B. (1) Unless the issuer complies with § 20:08:07:27 with respect to the testing-the-waters exemption, there can be no public advertising of an offer to sell securities; and any offers made under this section may only be directed to persons with whom the issuer has a pre-existing relationship or persons acting on the issuer's behalf who have a pre-existing business relationship. The term, no public advertising, means that neither the issuer nor any person acting on behalf of the issuer may offer or sell the securities by any form of general solicitation or general advertising, including an advertisement, article, notice, or other communication published in a newspaper, magazine, or similar media or broadcast over television or radio and a seminar or meeting whose attendees have been invited by general solicitation or general advertising.
(2). The director may increase the number of purchasers for purposes of this rule if the issuer shows the director that:
(a) The number limitation is unwarranted for this offering;
(b) The increased number is necessary to complete a particular community or economic development project; or
(c) The purchasers are limited to a particular identified group; and the issuer discloses the number of intended purchasers to the director.
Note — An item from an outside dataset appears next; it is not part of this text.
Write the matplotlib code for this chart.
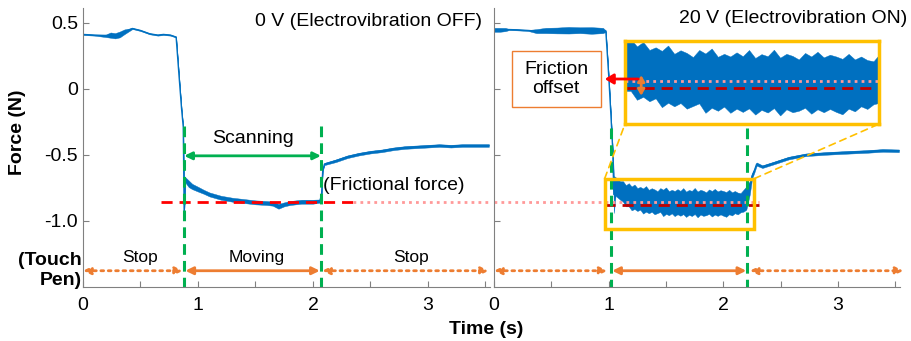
import matplotlib
matplotlib.use('Agg')
import matplotlib.pyplot as plt
from matplotlib.patches import Rectangle, ConnectionPatch, FancyArrowPatch

plt.rcParams['font.family'] = ['Liberation Sans', 'DejaVu Sans']

# ---- data ----
# 0 V (electrovibration OFF)
t_off = [0, 0.1, 0.2, 0.24, 0.28, 0.32, 0.36, 0.43, 0.5, 0.58, 0.65, 0.70, 0.76, 0.81,
         0.835, 0.858, 0.872, 0.88, 0.89, 0.92, 0.95, 1.0, 1.05, 1.1, 1.2, 1.3, 1.4, 1.5,
         1.6, 1.65, 1.7, 1.75, 1.8, 1.9, 2.0, 2.06, 2.075, 2.085, 2.1, 2.2, 2.3, 2.4,
         2.5, 2.6, 2.7, 2.8, 2.9, 3.0, 3.1, 3.2, 3.3, 3.4, 3.53]
f_off = [0.41, 0.405, 0.40, 0.405, 0.40, 0.41, 0.43, 0.455, 0.44, 0.415, 0.405, 0.41, 0.405, 0.39,
         0.10, -0.16, -0.29, -0.94, -0.69, -0.72, -0.74, -0.76, -0.78, -0.80, -0.825, -0.84, -0.85, -0.86,
         -0.865, -0.87, -0.89, -0.875, -0.865, -0.855, -0.855, -0.85, -0.80, -0.62, -0.57, -0.545, -0.515, -0.495,
         -0.48, -0.47, -0.455, -0.445, -0.44, -0.435, -0.43, -0.435, -0.43, -0.43, -0.43]
noise_off = [0.004, 0.004, 0.01, 0.02, 0.02, 0.022, 0.018, 0.004, 0.004, 0.004, 0.004, 0.004, 0.004, 0.004,
             0.002, 0.002, 0.002, 0.002, 0.02, 0.025, 0.02, 0.018, 0.015, 0.015, 0.015, 0.015, 0.015, 0.015,
             0.015, 0.015, 0.018, 0.015, 0.015, 0.015, 0.015, 0.012, 0.003, 0.003, 0.008, 0.01, 0.01, 0.01,
             0.01, 0.01, 0.01, 0.01, 0.01, 0.01, 0.01, 0.01, 0.01, 0.01, 0.01]

# 20 V (electrovibration ON): centre of the trace and the noise above / below it
t_on = [0, 0.05, 0.1, 0.13, 0.2, 0.3, 0.37, 0.45, 0.55, 0.65, 0.75, 0.85, 0.95, 0.975,
        1.0, 1.02, 1.035, 1.045, 1.06,
        1.1, 1.125, 1.15, 1.175, 1.2, 1.225, 1.25, 1.275, 1.3, 1.325, 1.35, 1.375, 1.4, 1.425, 1.45,
        1.475, 1.5, 1.525, 1.55, 1.575, 1.6, 1.625, 1.65, 1.675, 1.7, 1.725, 1.75, 1.775, 1.8, 1.825,
        1.85, 1.875, 1.9, 1.925, 1.95, 1.975, 2.0, 2.025, 2.05, 2.075, 2.1, 2.125, 2.15, 2.175, 2.2,
        2.23, 2.25, 2.27, 2.29, 2.34, 2.43, 2.57, 2.72, 2.89, 3.0, 3.12, 3.25, 3.39, 3.53]
f_on = [0.445, 0.445, 0.447, 0.447, 0.445, 0.44, 0.435, 0.44, 0.44, 0.442, 0.442, 0.44, 0.44, 0.435,
        0.10, -0.21, -0.46, -0.80, -0.74,
        -0.765, -0.785, -0.80, -0.81, -0.82, -0.825, -0.83, -0.835, -0.84, -0.842, -0.845, -0.848, -0.85,
        -0.851, -0.852, -0.854, -0.855, -0.857, -0.858, -0.859, -0.86, -0.861, -0.862, -0.862, -0.862,
        -0.863, -0.863, -0.863, -0.862, -0.862, -0.862, -0.862, -0.862, -0.862, -0.862, -0.863, -0.864,
        -0.864, -0.865, -0.864, -0.862, -0.861, -0.86, -0.85, -0.83,
        -0.75, -0.66, -0.62, -0.57, -0.59, -0.565, -0.525, -0.50, -0.49, -0.485, -0.48, -0.475, -0.467, -0.47]
noise_on_hi = [0.015, 0.015, 0.012, 0.004, 0.004, 0.004, 0.015, 0.02, 0.022, 0.025, 0.022, 0.025, 0.02, 0.005,
               0.003, 0.003, 0.003, 0.14, 0.07,
               0.065, 0.085, 0.07, 0.095, 0.08, 0.1, 0.078, 0.092, 0.085, 0.105, 0.08, 0.095, 0.088, 0.075,
               0.1, 0.09, 0.108, 0.082, 0.093, 0.085, 0.1, 0.088, 0.11, 0.083, 0.096, 0.09, 0.112, 0.085,
               0.097, 0.09, 0.078, 0.1, 0.088, 0.104, 0.085, 0.095, 0.09, 0.082, 0.1, 0.08, 0.088, 0.075,
               0.07, 0.085, 0.09,
               0.05, 0.02, 0.015, 0.012, 0.01, 0.01, 0.01, 0.01, 0.01, 0.01, 0.01, 0.01, 0.01, 0.01]
noise_on_lo = [0.015, 0.015, 0.012, 0.004, 0.004, 0.004, 0.015, 0.02, 0.022, 0.025, 0.022, 0.025, 0.02, 0.005,
               0.003, 0.003, 0.003, 0.14, 0.07,
               0.075, 0.07, 0.09, 0.08, 0.1, 0.085, 0.095, 0.08, 0.105, 0.088, 0.097, 0.083, 0.1, 0.09,
               0.08, 0.11, 0.092, 0.1, 0.085, 0.105, 0.09, 0.1, 0.087, 0.108, 0.092, 0.1, 0.085, 0.11,
               0.09, 0.1, 0.095, 0.085, 0.105, 0.09, 0.1, 0.088, 0.097, 0.105, 0.085, 0.095, 0.08, 0.09,
               0.075, 0.08, 0.085,
               0.05, 0.02, 0.015, 0.012, 0.01, 0.01, 0.01, 0.01, 0.01, 0.01, 0.01, 0.01, 0.01, 0.01]

# phase boundaries (s) and friction levels (N)
move_off = (0.88, 2.07)
move_on = (1.02, 2.21)
fric_off = -0.855
fric_on = -0.88

blue = '#0070C0'
green = '#00B050'
orange = '#ED7D31'
yellow = '#FFC000'
gray = '#808080'

fig = plt.figure(figsize=(9.12, 3.41), dpi=100)
ax1 = fig.add_axes([83/912, 1-287/341, 407/912, 279/341])
ax2 = fig.add_axes([494/912, 1-287/341, 406/912, 279/341])


def style(ax, labels=True):
    ax.set_xlim(0, 3.54)
    ax.set_ylim(-1.5, 0.61)
    for s in ['top', 'right']:
        ax.spines[s].set_visible(False)
    for s in ['left', 'bottom']:
        ax.spines[s].set_color(gray)
    ax.set_xticks([0, 0.5, 1, 1.5, 2, 2.5, 3, 3.5])
    ax.set_xticklabels(['0', '', '1', '', '2', '', '3', ''])
    ax.set_yticks([-1.0, -0.5, 0, 0.5])
    if labels:
        ax.set_yticklabels(['-1.0', '-0.5', '0', '0.5'])
    else:
        ax.set_yticklabels([])
    ax.tick_params(direction='in', color=gray, length=4, labelsize=14)
    ax.tick_params(axis='x', pad=7)


def signal(ax, t, f, n_hi, n_lo):
    lo = [a - b for a, b in zip(f, n_lo)]
    hi = [a + b for a, b in zip(f, n_hi)]
    ax.fill_between(t, lo, hi, color=blue, lw=0.3)
    ax.plot(t, f, color=blue, lw=1.0)


def span(ax, x0, x1, y, color, ls):
    ax.annotate('', xy=(x1, y), xytext=(x0, y),
                arrowprops=dict(arrowstyle='<|-|>,head_length=0.45,head_width=0.22',
                                color=color, lw=2, linestyle=ls, shrinkA=0, shrinkB=0),
                annotation_clip=False)


style(ax1)
style(ax2, labels=False)
signal(ax1, t_off, f_off, noise_off, noise_off)
signal(ax2, t_on, f_on, noise_on_hi, noise_on_lo)

# left panel annotations
ax1.plot([0.68, 2.35], [fric_off, fric_off], color='#FF0000', lw=2, ls=(0, (4, 2.5)))
ax1.plot([2.35, 3.54], [fric_off, fric_off], color='#FF9999', lw=2, ls=(0, (1, 1.5)))
for x in move_off:
    ax1.plot([x, x], [-0.28, -1.5], color=green, lw=2.2, ls=(0, (3.5, 2)), clip_on=False)
span(ax1, move_off[0], move_off[1], -0.508, green, '-')
ax1.text(sum(move_off)/2, -0.38, 'Scanning', ha='center', va='center', fontsize=14)
ax1.text(2.09, -0.73, '(Frictional force)', ha='left', va='center', fontsize=14)
ax1.text(0.98, 0.51, '0 V (Electrovibration OFF)', transform=ax1.get_yaxis_transform(),
         ha='right', va='center', fontsize=14)

span(ax1, 0.0, 0.87, -1.377, orange, ':')
span(ax1, 0.89, 2.06, -1.377, orange, '-')
span(ax1, 2.08, 3.53, -1.377, orange, ':')
ax1.text(0.5, -1.28, 'Stop', ha='center', va='center', fontsize=12.5)
ax1.text(1.51, -1.28, 'Moving', ha='center', va='center', fontsize=12.5)
ax1.text(2.85, -1.28, 'Stop', ha='center', va='center', fontsize=12.5)

# right panel annotations
ax2.plot([0, 2.31], [fric_off, fric_off], color='#FF9999', lw=2, ls=(0, (1, 1.5)))
ax2.plot([0.96, 2.31], [fric_on, fric_on], color='#C00000', lw=2, ls=(0, (4, 2.5)))
for x in move_on:
    ax2.plot([x, x], [-0.30, -1.5], color=green, lw=2.2, ls=(0, (3.5, 2)), clip_on=False)
ax2.add_patch(Rectangle((0.965, -1.06), 2.27 - 0.965, 0.38, fill=False,
                        edgecolor=yellow, lw=2.5, zorder=5))
ax2.text(1.017, 0.528, '20 V (Electrovibration ON)', transform=ax2.get_yaxis_transform(),
         ha='right', va='center', fontsize=14)
span(ax2, 0.0, 0.99, -1.377, orange, ':')
span(ax2, 1.03, 2.2, -1.377, orange, '-')
span(ax2, 2.23, 3.57, -1.377, orange, ':')

# zoomed inset
axins = fig.add_axes([625/912, 1-124/341, 254/912, 83/341])
signal(axins, t_on, f_on, noise_on_hi, noise_on_lo)
axins.set_xlim(1.15, 2.17)
axins.set_ylim(-1.0, -0.72)
axins.plot([1.15, 2.17], [fric_off, fric_off], color='#FF9999', lw=2, ls=(0, (1, 1.5)))
axins.plot([1.15, 2.17], [fric_on, fric_on], color='#C00000', lw=2, ls=(0, (4, 2.5)))
axins.annotate('', xy=(1.215, -0.835), xytext=(1.215, -0.905),
               arrowprops=dict(arrowstyle='<|-|>,head_length=0.35,head_width=0.2',
                               color=orange, lw=2, shrinkA=0, shrinkB=0))
axins.set_xticks([])
axins.set_yticks([])
for s in axins.spines.values():
    s.set_color(yellow)
    s.set_linewidth(2.5)

for xa, xb in [((0.965, -0.68), (0, 0)), ((2.27, -0.68), (1, 0))]:
    con = ConnectionPatch(xyA=xa, coordsA=ax2.transData, xyB=xb, coordsB=axins.transAxes,
                          color=yellow, lw=1.2, ls=(0, (4, 3)))
    fig.add_artist(con)

# friction offset box and red arrow
fig.add_artist(Rectangle((512/912, 1-107/341), 89/912, 56/341, transform=fig.transFigure,
                         fill=False, edgecolor=orange, lw=1))
fig.text(556/912, 1-79/341, 'Friction\noffset', ha='center', va='center', fontsize=14,
         linespacing=1.2)
fig.add_artist(FancyArrowPatch((641/912, 1-79/341), (602/912, 1-79/341),
                               transform=fig.transFigure, color='#FF0000', lw=2,
                               arrowstyle='-|>,head_length=5,head_width=3'))

# axis labels
fig.text(18/912, 1-132/341, 'Force (N)', rotation=90, ha='center', va='center',
         fontsize=14, fontweight='bold')
fig.text(486/912, 1-329/341, 'Time (s)', ha='center', va='center', fontsize=14, fontweight='bold')
fig.text(82/912, 1-270.5/341, '(Touch\nPen)', ha='right', va='center', fontsize=14,
         fontweight='bold', linespacing=1.3)

fig.savefig('out.png', dpi=100)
(3). For the purpose of computing the number of sales which have been made or will have been made upon completion of a proposed offering pursuant to this rule, the following sales shall be excluded:
(a) The sale to a relative or spouse of a purchaser and a relative of the spouse who has the same home as the purchaser;
(b) The sale to a trust or estate in which a purchaser or any of the persons related to the purchaser as specified in subdivision (a) of this section collectively have 100 percent of the beneficial interest, excluding contingent interest;
(c) The sale to a corporation or other organization of which a purchaser or any of the persons related to him as specified in subdivision (a) of this section collectively are the beneficial owners of all the equity securities, excluding directors' qualifying shares, or equity interests.
(4). A sale to a corporation, partnership, limited liability company, association, joint stock company, trust, or unincorporated organization shall be counted as one sale; however, if the entity was organized for the specific purpose of acquiring the securities offered, each beneficial owner of equity interest or equity securities in the entity shall count as a separate sale. A tenancy by the entirety is one person.
(5). A sale made to an accredited investor as defined in 17 C.F.R. § 230.501, or a sale pursuant to SDCL 47-31B-202(13) may not be construed as a sale for the purpose of computing the maximum number of sales allowed under this rule.
(6). Intrastate limited offerings are presumed confidential and shall receive confidential treatment.
Source: 28 SDR 48, effective October 10, 2001; 30 SDR 211, effective July 1, 2004; 33 SDR 63, effective October 18, 2006; 43 SDR 80, effective December 6, 2016.
General Authority: SDCL 47-31B-605(a)(1) to (3), inclusive.
Law Implemented: SDCL 47-31B-103, 47-31B-203.